In this book, created to celebrate the United Nations International Year Of The Family, sumptuous photographs, show each family with their material possessions spread around them outside their homes: while one family's material wealth seems to consist almost entirely of carpets, another's is made up of animals and cooking pots. One family has four cars, another a single and ragged looking donkey. More photographs show each family in the course of the average day, and coupled with data based on interviews, they answer questions such as: do the children go to school? Where does their food come from? What does their house look like? And most tellingly, what is their most treasured possession? More light hearted sections, which explore average televisions, toilets and meals across the world, show at once how alike and different we are.
The creators of "Material World" have sought, and achieved a fine balance. They contrast not only those countries which we know to be rich or poor, but also look at how other factors, such as war and technology, affect families. The information is implicit rather than explicit, conveyed only through the images and words of each family; while the photographers' impressions are expressed in small "photographer's notes" sections, their main function is simply to show us the real lives of their subjects. No judgements are passed, nor opinions given.
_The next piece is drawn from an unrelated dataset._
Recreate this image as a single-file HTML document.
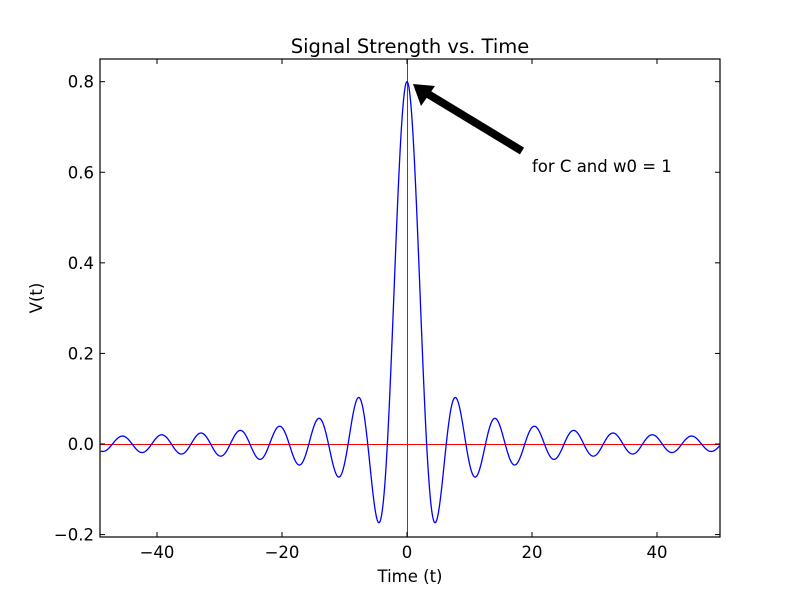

The reader is left to examine the evidence for themselves.
"Material World" works on many levels. The quality of photography and the compilation of each section make it beautiful to look at - a smart and very PC coffee table book. The statistical information and photographs together provide a wealth of material for use in schools. Flipping backwards and forwards to explore the differences yourself is as much fun as "Where's Waldo", and the writing is so good that "Material World" is a great book to snuggle up with and read. I can only pick one fault with this book: the more trivial statistical data is not always consistent. For example, data on percentages of income spent on food is only available for some families, making comparison impossible. However, this is a small fault. "Material World" is a fantastic book, original, interesting and well put together. Highly recommended to anyone with even a slight interest in the subject.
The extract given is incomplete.